La non rinviabilità della questione della parità
e del sostegno economico spiega allora certe insistenze della
Chiesa. A taluni può sembrare che la Chiesa chieda l'elemosina
allo Stato. Tuttavia, proprio alla luce di quanto si è
detto, non è così. La Chiesa, col suo agire, difende
una concezione pluralistica dello Stato, fondata sul principio
di sussidiarietà. Tale concezione sarebbe ferita se prevalesse,
di fatto, un monopolio assoluto dello Stato in campo scolastico.
Se la scuola cattolica sarà costretta a chiudere, ne scapiteranno
quei principi democratici che sono meglio promossi in un sistema
integrato, come mostra l'esempio di tanti paesi europei.

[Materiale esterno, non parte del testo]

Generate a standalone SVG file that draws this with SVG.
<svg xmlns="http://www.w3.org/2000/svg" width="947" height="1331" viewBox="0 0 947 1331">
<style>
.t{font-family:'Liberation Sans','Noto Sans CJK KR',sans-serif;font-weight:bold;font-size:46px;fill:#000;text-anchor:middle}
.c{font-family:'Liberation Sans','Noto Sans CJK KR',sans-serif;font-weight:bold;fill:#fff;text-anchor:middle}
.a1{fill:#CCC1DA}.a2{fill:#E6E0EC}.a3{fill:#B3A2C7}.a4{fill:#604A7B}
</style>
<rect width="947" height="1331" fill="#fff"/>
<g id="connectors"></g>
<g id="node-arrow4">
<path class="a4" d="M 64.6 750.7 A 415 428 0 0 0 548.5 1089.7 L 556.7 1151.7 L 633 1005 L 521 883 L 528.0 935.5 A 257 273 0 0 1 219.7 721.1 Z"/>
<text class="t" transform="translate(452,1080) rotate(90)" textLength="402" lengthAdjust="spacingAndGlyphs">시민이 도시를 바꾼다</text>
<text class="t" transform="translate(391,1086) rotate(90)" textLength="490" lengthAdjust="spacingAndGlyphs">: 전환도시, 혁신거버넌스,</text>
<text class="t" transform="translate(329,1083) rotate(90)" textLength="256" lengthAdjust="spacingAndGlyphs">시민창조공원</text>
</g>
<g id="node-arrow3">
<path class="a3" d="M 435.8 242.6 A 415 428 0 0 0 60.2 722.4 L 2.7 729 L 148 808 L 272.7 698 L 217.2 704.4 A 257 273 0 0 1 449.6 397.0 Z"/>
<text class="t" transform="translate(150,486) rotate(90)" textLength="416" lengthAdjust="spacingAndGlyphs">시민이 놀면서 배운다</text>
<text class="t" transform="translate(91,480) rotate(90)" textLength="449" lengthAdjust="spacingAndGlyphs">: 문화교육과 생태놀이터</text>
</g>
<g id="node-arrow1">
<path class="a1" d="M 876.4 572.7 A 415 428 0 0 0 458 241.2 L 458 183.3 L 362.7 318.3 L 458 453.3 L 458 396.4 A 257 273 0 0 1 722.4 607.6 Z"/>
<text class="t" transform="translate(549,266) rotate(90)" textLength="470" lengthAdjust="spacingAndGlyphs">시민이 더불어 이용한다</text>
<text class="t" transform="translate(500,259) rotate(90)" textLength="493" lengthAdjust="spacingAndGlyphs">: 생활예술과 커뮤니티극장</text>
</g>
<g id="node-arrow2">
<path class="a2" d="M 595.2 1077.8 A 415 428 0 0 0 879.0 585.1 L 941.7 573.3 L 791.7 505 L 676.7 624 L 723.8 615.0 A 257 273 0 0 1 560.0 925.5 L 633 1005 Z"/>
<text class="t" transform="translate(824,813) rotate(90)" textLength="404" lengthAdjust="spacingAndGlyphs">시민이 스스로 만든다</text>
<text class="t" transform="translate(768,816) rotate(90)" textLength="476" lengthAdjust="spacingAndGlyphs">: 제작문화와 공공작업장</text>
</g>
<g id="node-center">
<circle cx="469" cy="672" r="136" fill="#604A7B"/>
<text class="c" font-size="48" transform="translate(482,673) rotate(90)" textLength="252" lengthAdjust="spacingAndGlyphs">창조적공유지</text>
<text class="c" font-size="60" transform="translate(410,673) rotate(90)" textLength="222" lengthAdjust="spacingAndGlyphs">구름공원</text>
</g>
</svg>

Qualcuno tra i cattolici si chiede tuttavia se - di fronte al
prevalere delle obiezioni statalistiche, soprattutto quelle che
nascono da persone che non accetteranno mai le ragioni sopra esposte
- non sia meglio che la Chiesa, per salvare il primato dell'evangelizzazione
e per evitare di essere mal compresa, accetti piuttosto di lasciar
cadere a poco a poco le proprie scuole per dedicarsi con più
impegno ad altri campi educativi e ad altri modi di presenza nella
società. La Chiesa lo ha già fatto, quando vi è
stata costretta, a esempio nei paesi dell'est europeo, dove tutte
le sue scuole furono chiuse d'autorità e la Chiesa trovò
in qualche modo altri strumenti educativi e forme più nascoste
di presenza. Il Papa e i Vescovi non ritengono però che
sia l'ipotesi da accettare qui da noi nelle circostanze presenti.
Vale la pena di affrontare anche delle incomprensioni per
una causa giusta e urgente, che è per il bene di tutti.
Occorrerà, in ogni caso, mantenere un atteggiamento dialogante,
non rispondere con provocazioni, essere cauti e prudenti, accettare
magari qualche gradualità nelle soluzioni. Comunque mi
sembra importante salvare i principi, rimanere sul terreno della
concretezza e non lasciarsi confondere da obiezioni e timori.